▸ Given data
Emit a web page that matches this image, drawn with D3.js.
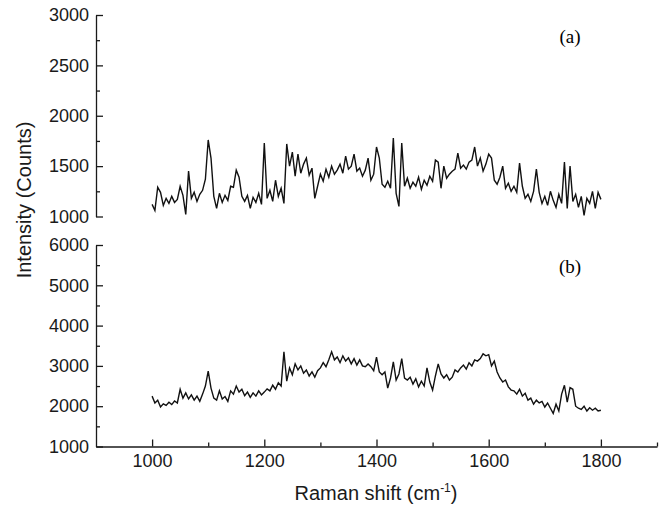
<!DOCTYPE html>
<html>
<head>
<meta charset="utf-8">
<script src="https://cdn.jsdelivr.net/npm/d3@7"></script>
<style>
  body { margin: 0; background: #fff; }
  svg { display: block; }
  .axis text { font-family: "Liberation Sans", Arial, sans-serif; font-size: 18px; fill: #1a1a1a; }
  .axis path, .axis line { stroke: #1a1a1a; stroke-width: 1.3; }
</style>
</head>
<body>
<svg id="chart" width="665" height="506"></svg>
<script>
// Raman shift grid, cm-1 (sampled every 5)
const shift = d3.range(1000, 1801, 5);

// spectrum (a), counts
const countsA = [
  1120,1060,1290,1240,1110,1180,1130,1200,1140,1170,
  1300,1210,1020,1450,1180,1240,1150,1220,1260,1370,
  1760,1580,1200,1080,1230,1140,1210,1160,1300,1290,
  1460,1390,1200,1150,1210,1080,1190,1140,1230,1120,
  1730,1180,1260,1150,1360,1200,1280,1130,1720,1500,
  1640,1400,1620,1430,1520,1580,1410,1480,1180,1300,
  1420,1350,1470,1390,1500,1420,1460,1520,1430,1600,
  1470,1500,1620,1450,1480,1400,1460,1580,1360,
  1420,1690,1580,1320,1290,1350,1280,1780,1230,1100,
  1730,1300,1380,1280,1340,1300,1390,1270,1360,1310,
  1400,1350,1560,1540,1280,1500,1380,1420,1450,
  1470,1630,1480,1510,1470,1540,1560,1690,1500,1580,
  1450,1520,1620,1580,1360,1320,1390,1500,1280,1330,
  1250,1300,1240,1530,1300,1180,1220,1150,1250,1470,
  1240,1130,1200,1110,1250,1160,1090,1220,1130,1540,
  1080,1500,1150,1220,1090,1200,1010,1180,1130,1250,
  1080,1240,1170
];

// spectrum (b), counts
const countsB = [
  2250,2080,2150,1980,2060,2020,2100,2040,2130,2080,
  2420,2200,2330,2180,2280,2150,2250,2120,2300,2500,
  2870,2450,2200,2150,2380,2180,2240,2120,2380,2300,
  2500,2350,2420,2260,2350,2220,2330,2250,2380,2280,
  2350,2430,2380,2520,2420,2580,2500,3350,2620,2950,
  2780,3050,2900,3000,2820,2900,2750,2850,2720,2880,
  2950,3080,2980,3150,3350,3150,3220,3080,3250,3120,
  3200,3050,3180,3020,3150,3000,2980,3050,2980,
  2880,3220,2850,2780,2850,2450,2700,3100,2650,2800,
  3180,2700,2650,2720,2550,2680,2480,2620,2500,2950,
  2600,2400,2750,3050,2800,2700,2780,2650,2720,2900,
  2850,2950,3020,2920,3080,3000,3150,3120,3180,
  3300,3250,3280,3000,3120,2850,2700,2600,2650,2480,
  2400,2380,2300,2420,2250,2320,2150,2200,2050,2150,
  2080,2120,1980,2080,1950,1820,2050,1880,2300,2520,
  2100,2460,2420,2000,1950,1920,2000,1880,1960,1900,
  1950,1880,1900
];

const xTicks = [1000, 1200, 1400, 1600, 1800];
const xMinor = [1100, 1300, 1500, 1700, 1900];
const yTicksA = [1000, 1500, 2000, 2500, 3000];
const yMinorA = [1250, 1750, 2250, 2750];
const yTicksB = [1000, 2000, 3000, 4000, 5000, 6000];
const yMinorB = [1500, 2500, 3500, 4500, 5500];

const svg = d3.select("#chart");

const x = d3.scaleLinear().domain([900, 1900]).range([96, 657]);
const yA = d3.scaleLinear().domain([1000, 3000]).range([216.5, 15]);
const yB = d3.scaleLinear().domain([1000, 6000]).range([446.5, 245]);

// left axes, ticks pointing inside
function leftAxis(y, major, minor) {
  const g = svg.append("g").attr("class", "axis").attr("transform", `translate(${x(900)},0)`);
  g.call(d3.axisLeft(y).tickValues(major).tickSizeInner(-7).tickSizeOuter(0).tickPadding(7).tickFormat(d3.format("d")));
  g.append("g").call(d3.axisLeft(y).tickValues(minor).tickSizeInner(-4).tickSizeOuter(0).tickFormat(""))
    .select(".domain").remove();
}
leftAxis(yA, yTicksA, yMinorA);
leftAxis(yB, yTicksB, yMinorB);

// bottom axis
const gx = svg.append("g").attr("class", "axis").attr("transform", `translate(0,${yB(1000)})`);
gx.call(d3.axisBottom(x).tickValues(xTicks).tickSizeInner(-7).tickSizeOuter(0).tickPadding(8).tickFormat(d3.format("d")));
gx.append("g").call(d3.axisBottom(x).tickValues(xMinor).tickSizeInner(-4).tickSizeOuter(0).tickFormat(""))
  .select(".domain").remove();

// spectra
const lineA = d3.line().x((d, i) => x(shift[i])).y(d => yA(d));
const lineB = d3.line().x((d, i) => x(shift[i])).y(d => yB(d));

svg.append("path").datum(countsA)
  .attr("d", lineA).attr("fill", "none").attr("stroke", "#111").attr("stroke-width", 1.4);
svg.append("path").datum(countsB)
  .attr("d", lineB).attr("fill", "none").attr("stroke", "#111").attr("stroke-width", 1.4);

// panel labels
svg.append("text").attr("x", 570).attr("y", 43).attr("text-anchor", "middle")
  .style("font-family", "'Liberation Serif', 'Times New Roman', serif").style("font-size", "19px").text("(a)");
svg.append("text").attr("x", 570).attr("y", 273).attr("text-anchor", "middle")
  .style("font-family", "'Liberation Serif', 'Times New Roman', serif").style("font-size", "19px").text("(b)");

// axis titles
const title = svg.append("text").attr("x", 376).attr("y", 500).attr("text-anchor", "middle")
  .style("font-family", "'Liberation Sans', Arial, sans-serif").style("font-size", "20px").attr("fill", "#1a1a1a");
title.append("tspan").text("Raman shift (cm");
title.append("tspan").attr("dy", -8).style("font-size", "12px").text("-1");
title.append("tspan").attr("dy", 8).text(")");

svg.append("text").attr("transform", "translate(31,200) rotate(-90)").attr("text-anchor", "middle")
  .style("font-family", "'Liberation Sans', Arial, sans-serif").style("font-size", "20px").attr("fill", "#1a1a1a")
  .text("Intensity (Counts)");
</script>
</body>
</html>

▸ Exercise
Transcribe all the lines above exactly, apart from the pictures.

▸ Written response
Emit a web page that matches this image, drawn with D3.js.
<!DOCTYPE html>
<html>
<head>
<meta charset="utf-8">
<script src="https://cdn.jsdelivr.net/npm/d3@7"></script>
<style>
  body { margin: 0; background: #fff; }
  svg { display: block; }
  .axis text { font-family: "Liberation Sans", Arial, sans-serif; font-size: 18px; fill: #1a1a1a; }
  .axis path, .axis line { stroke: #1a1a1a; stroke-width: 1.3; }
</style>
</head>
<body>
<svg id="chart" width="665" height="506"></svg>
<script>
// Raman shift grid, cm-1 (sampled every 5)
const shift = d3.range(1000, 1801, 5);

// spectrum (a), counts
const countsA = [
  1120,1060,1290,1240,1110,1180,1130,1200,1140,1170,
  1300,1210,1020,1450,1180,1240,1150,1220,1260,1370,
  1760,1580,1200,1080,1230,1140,1210,1160,1300,1290,
  1460,1390,1200,1150,1210,1080,1190,1140,1230,1120,
  1730,1180,1260,1150,1360,1200,1280,1130,1720,1500,
  1640,1400,1620,1430,1520,1580,1410,1480,1180,1300,
  1420,1350,1470,1390,1500,1420,1460,1520,1430,1600,
  1470,1500,1620,1450,1480,1400,1460,1580,1360,
  1420,1690,1580,1320,1290,1350,1280,1780,1230,1100,
  1730,1300,1380,1280,1340,1300,1390,1270,1360,1310,
  1400,1350,1560,1540,1280,1500,1380,1420,1450,
  1470,1630,1480,1510,1470,1540,1560,1690,1500,1580,
  1450,1520,1620,1580,1360,1320,1390,1500,1280,1330,
  1250,1300,1240,1530,1300,1180,1220,1150,1250,1470,
  1240,1130,1200,1110,1250,1160,1090,1220,1130,1540,
  1080,1500,1150,1220,1090,1200,1010,1180,1130,1250,
  1080,1240,1170
];

// spectrum (b), counts
const countsB = [
  2250,2080,2150,1980,2060,2020,2100,2040,2130,2080,
  2420,2200,2330,2180,2280,2150,2250,2120,2300,2500,
  2870,2450,2200,2150,2380,2180,2240,2120,2380,2300,
  2500,2350,2420,2260,2350,2220,2330,2250,2380,2280,
  2350,2430,2380,2520,2420,2580,2500,3350,2620,2950,
  2780,3050,2900,3000,2820,2900,2750,2850,2720,2880,
  2950,3080,2980,3150,3350,3150,3220,3080,3250,3120,
  3200,3050,3180,3020,3150,3000,2980,3050,2980,
  2880,3220,2850,2780,2850,2450,2700,3100,2650,2800,
  3180,2700,2650,2720,2550,2680,2480,2620,2500,2950,
  2600,2400,2750,3050,2800,2700,2780,2650,2720,2900,
  2850,2950,3020,2920,3080,3000,3150,3120,3180,
  3300,3250,3280,3000,3120,2850,2700,2600,2650,2480,
  2400,2380,2300,2420,2250,2320,2150,2200,2050,2150,
  2080,2120,1980,2080,1950,1820,2050,1880,2300,2520,
  2100,2460,2420,2000,1950,1920,2000,1880,1960,1900,
  1950,1880,1900
];

const xTicks = [1000, 1200, 1400, 1600, 1800];
const xMinor = [1100, 1300, 1500, 1700, 1900];
const yTicksA = [1000, 1500, 2000, 2500, 3000];
const yMinorA = [1250, 1750, 2250, 2750];
const yTicksB = [1000, 2000, 3000, 4000, 5000, 6000];
const yMinorB = [1500, 2500, 3500, 4500, 5500];

const svg = d3.select("#chart");

const x = d3.scaleLinear().domain([900, 1900]).range([96, 657]);
const yA = d3.scaleLinear().domain([1000, 3000]).range([216.5, 15]);
const yB = d3.scaleLinear().domain([1000, 6000]).range([446.5, 245]);

// left axes, ticks pointing inside
function leftAxis(y, major, minor) {
  const g = svg.append("g").attr("class", "axis").attr("transform", `translate(${x(900)},0)`);
  g.call(d3.axisLeft(y).tickValues(major).tickSizeInner(-7).tickSizeOuter(0).tickPadding(7).tickFormat(d3.format("d")));
  g.append("g").call(d3.axisLeft(y).tickValues(minor).tickSizeInner(-4).tickSizeOuter(0).tickFormat(""))
    .select(".domain").remove();
}
leftAxis(yA, yTicksA, yMinorA);
leftAxis(yB, yTicksB, yMinorB);

// bottom axis
const gx = svg.append("g").attr("class", "axis").attr("transform", `translate(0,${yB(1000)})`);
gx.call(d3.axisBottom(x).tickValues(xTicks).tickSizeInner(-7).tickSizeOuter(0).tickPadding(8).tickFormat(d3.format("d")));
gx.append("g").call(d3.axisBottom(x).tickValues(xMinor).tickSizeInner(-4).tickSizeOuter(0).tickFormat(""))
  .select(".domain").remove();

// spectra
const lineA = d3.line().x((d, i) => x(shift[i])).y(d => yA(d));
const lineB = d3.line().x((d, i) => x(shift[i])).y(d => yB(d));

svg.append("path").datum(countsA)
  .attr("d", lineA).attr("fill", "none").attr("stroke", "#111").attr("stroke-width", 1.4);
svg.append("path").datum(countsB)
  .attr("d", lineB).attr("fill", "none").attr("stroke", "#111").attr("stroke-width", 1.4);

// panel labels
svg.append("text").attr("x", 570).attr("y", 43).attr("text-anchor", "middle")
  .style("font-family", "'Liberation Serif', 'Times New Roman', serif").style("font-size", "19px").text("(a)");
svg.append("text").attr("x", 570).attr("y", 273).attr("text-anchor", "middle")
  .style("font-family", "'Liberation Serif', 'Times New Roman', serif").style("font-size", "19px").text("(b)");

// axis titles
const title = svg.append("text").attr("x", 376).attr("y", 500).attr("text-anchor", "middle")
  .style("font-family", "'Liberation Sans', Arial, sans-serif").style("font-size", "20px").attr("fill", "#1a1a1a");
title.append("tspan").text("Raman shift (cm");
title.append("tspan").attr("dy", -8).style("font-size", "12px").text("-1");
title.append("tspan").attr("dy", 8).text(")");

svg.append("text").attr("transform", "translate(31,200) rotate(-90)").attr("text-anchor", "middle")
  .style("font-family", "'Liberation Sans', Arial, sans-serif").style("font-size", "20px").attr("fill", "#1a1a1a")
  .text("Intensity (Counts)");
</script>
</body>
</html>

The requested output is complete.